Merck's lawyer, Joshua Rosenkranz, argued that the court should broadly interpret the exemption. He said that all the company's research efforts eventually could be used in FDA submissions. Among its research were experiments to determine safety, efficacy, the mechanism of action, pharmacokinetics and pharmacology. "There is no such thing as a preclinical study that has only one purpose," he said. Previously supporting that thought, a dissenting appellate court judge wrote that the research was protected under the patent law exemption or was protected by a common-law research exemption. (Scripps was a prior defendant in the case, but was dismissed on grounds that its original experiments were protected by that common-law research exemption.)

Integra, on the other hand, has argued that such research was not conducted for eventual FDA review, in part because they were conducted in chicken eggs rather than under preclinical conditions endorsed by the FDA for eventual review. The company's lawyer, Mauricio Flores, therefore, said the original jury judgment should be affirmed.

Boiling the case down, Bromberg called it "a money issue" and pointed to the irony of "drug companies arguing for a cutback in patent rights."

A variety of interested companies have weighed in on the matter. Many on both sides filed amicus briefs with the Supreme Court, part of their broader efforts to explain how the case might affect the overall industry.

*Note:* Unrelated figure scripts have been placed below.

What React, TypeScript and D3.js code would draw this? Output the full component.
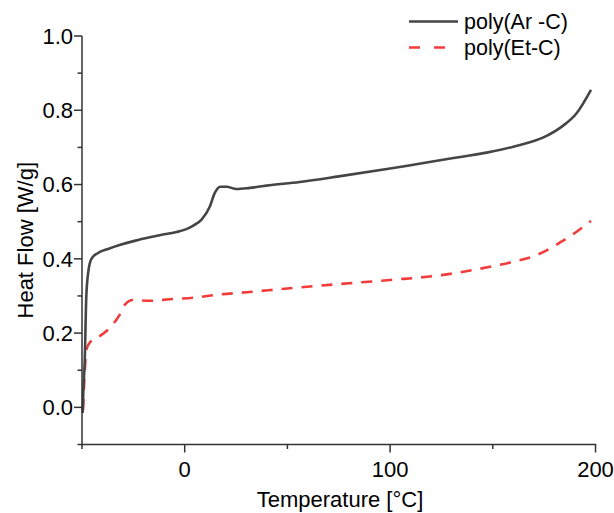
import React from "react";
import * as d3 from "d3";

const xMajorTicks = [0, 100, 200];
const xMinorTicks = [-50, 50, 150];
const yMajorTicks = [0.0, 0.2, 0.4, 0.6, 0.8, 1.0];
const yMinorTicks = [-0.1, 0.1, 0.3, 0.5, 0.7, 0.9];

const seriesNames = ["poly(Ar -C)", "poly(Et-C)"];

const arT = [-49.7, -49.3, -48.7, -47.9, -46.8, -45.4, -42.4, -37, -31.7, -24, -17, -10, -4, 0.8, 4, 8.1, 12.2, 14.6, 17.4, 20.3, 25.2, 31.7, 39.8, 56, 75, 100, 112, 125, 135, 147, 160, 176.2, 184.1, 190.8, 197.8];
const arV = [-0.015, 0.05, 0.12, 0.3, 0.37, 0.4, 0.415, 0.427, 0.437, 0.449, 0.458, 0.466, 0.472, 0.48, 0.489, 0.505, 0.54, 0.577, 0.594, 0.594, 0.588, 0.591, 0.597, 0.607, 0.622, 0.643, 0.654, 0.666, 0.675, 0.686, 0.702, 0.731, 0.758, 0.792, 0.855];

const etT = [-49.5, -48.7, -47.9, -45.4, -41.4, -36.5, -31.7, -29.2, -25.2, -17, -7.3, 5.7, 15.4, 30, 50, 75, 100, 125, 145.3, 159.9, 171.3, 182.7, 190.8, 197.8];
const etV = [-0.007, 0.093, 0.155, 0.18, 0.192, 0.214, 0.249, 0.276, 0.289, 0.287, 0.291, 0.296, 0.303, 0.31, 0.32, 0.332, 0.343, 0.356, 0.375, 0.392, 0.41, 0.444, 0.473, 0.502];

const FONT = "Arial, 'Liberation Sans', sans-serif";
const AXIS = "#333333";
const C1 = "#454545";
const C2 = "#f23b3b";
const FS = 22;

export default function App() {
  const x = d3.scaleLinear().domain([-50, 200]).range([82, 595.5]);
  const y = d3.scaleLinear().domain([-0.1, 1.0]).range([444.5, 36]);

  const line = d3
    .line<[number, number]>()
    .x((d) => x(d[0]))
    .y((d) => y(d[1]))
    .curve(d3.curveMonotoneX);

  const arData = arT.map((t, i) => [t, arV[i]] as [number, number]);
  const etData = etT.map((t, i) => [t, etV[i]] as [number, number]);

  const x0 = x(-50);
  const y0 = y(-0.1);

  return (
    <svg
      width={614}
      height={513}
      style={{ position: "absolute", left: 0, top: 0, background: "#fff" }}
      fontFamily={FONT}
    >
      <rect width={614} height={513} fill="#fff" />
      {/* curves */}
      <path d={line(etData) || ""} fill="none" stroke={C2} strokeWidth={2.6} strokeDasharray="11,9" />
      <path d={line(arData) || ""} fill="none" stroke={C1} strokeWidth={2.6} />

      {/* axes */}
      <line x1={x0} x2={x0} y1={y(1.0)} y2={y0 + 0.75} stroke={AXIS} strokeWidth={1.5} />
      <line x1={x0 - 0.75} x2={x(200) + 0.75} y1={y0} y2={y0} stroke={AXIS} strokeWidth={1.5} />

      {yMajorTicks.map((v) => (
        <g key={"ym" + v}>
          <line x1={x0 - 8} x2={x0} y1={y(v)} y2={y(v)} stroke={AXIS} strokeWidth={1.5} />
          <text x={x0 - 9} y={y(v)} dy="0.36em" textAnchor="end" fontSize={FS} fill="#000">
            {v.toFixed(1)}
          </text>
        </g>
      ))}
      {yMinorTicks.map((v) => (
        <line key={"yn" + v} x1={x0 - 4.5} x2={x0} y1={y(v)} y2={y(v)} stroke={AXIS} strokeWidth={1.5} />
      ))}
      {xMajorTicks.map((v) => (
        <g key={"xm" + v}>
          <line x1={x(v)} x2={x(v)} y1={y0} y2={y0 + 8} stroke={AXIS} strokeWidth={1.5} />
          <text x={x(v)} y={476.5} textAnchor="middle" fontSize={FS} fill="#000">
            {v}
          </text>
        </g>
      ))}
      {xMinorTicks.map((v) => (
        <line key={"xn" + v} x1={x(v)} x2={x(v)} y1={y0} y2={y0 + 4.5} stroke={AXIS} strokeWidth={1.5} />
      ))}

      {/* axis titles */}
      <text x={340} y={507} textAnchor="middle" fontSize={FS} fill="#000">
        Temperature [°C]
      </text>
      <text
        transform={`translate(33, ${y(0.45)}) rotate(-90)`}
        textAnchor="middle"
        fontSize={FS}
        fill="#000"
      >
        Heat Flow [W/g]
      </text>

      {/* legend */}
      <line x1={409} x2={458} y1={21.5} y2={21.5} stroke={C1} strokeWidth={2.6} />
      <text x={464} y={28.5} fontSize={21.5} fill="#000">{seriesNames[0]}</text>
      <line x1={409} x2={458} y1={47.5} y2={47.5} stroke={C2} strokeWidth={2.6} strokeDasharray="11,14" />
      <text x={464} y={54.5} fontSize={21.5} fill="#000">{seriesNames[1]}</text>
    </svg>
  );
}
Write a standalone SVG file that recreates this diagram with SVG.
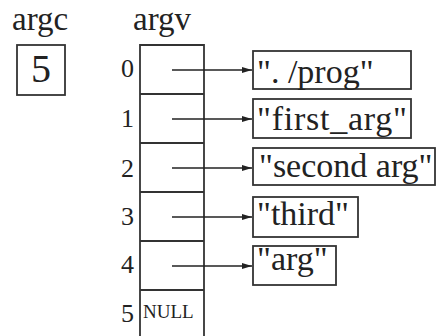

"There's a concern that a ruling that would allow a research use exception could potentially hurt innovation in the tools industry, and ultimately we are concerned that that could hurt the scientific community," said Alan Hammond, the chief intellectual property counsel at Invitrogen Corp., which was one of a number of research tool companies that have backed Integra's stand. "If there's an exception to patent protection, that could hurt the incentive to innovate and create new tools that will ultimately be used by the research community."

Bromberg added that holes in the patent law would hinder investments that drive the biotech industry, and said that cynical observers view the issue as a case of big pharma not wanting to share its money through licenses from universities, research institutes and small biotech firms.

"If a much larger company that operates in the same space can help themselves to your patented crown jewel," he told BioWorld Today, "there will be less money" going into the industry. Investors, he said, would shy away because of a perceived lack of return.

Opposing that view, Merck and backers at Eli Lilly and Co., Wyeth, Pfizer Inc., Genentech Inc. and Biogen Idec Inc. said their drug innovation would be stifled by a narrow ruling. Addressing the court on behalf of Merck, Daryl Joseffer, an assistant to the U.S. solicitor general, said the federal appellate court was incorrect in ruling that the exemption only applied to studies on a single compound destined for FDA review. "Companies can decide which compound to submit" for agency approval to move into the clinic based on previous preclinical studies on multiple related compounds, he said.

Rosenkranz said in his closing statements that no "rational drug innovator" would be able to move into the clinic without early stage research. Even if that young research isn't eventually submitted, it is the impetus for many companies deciding to push forward.

When the court issues a ruling, it could affirm the lower courts' rulings, or upend those judgments and create "some new area of the law," Bromberg said, or send the case back to the federal circuit court of appeals over concerns that if patent protection is too strong, valid research could be stifled.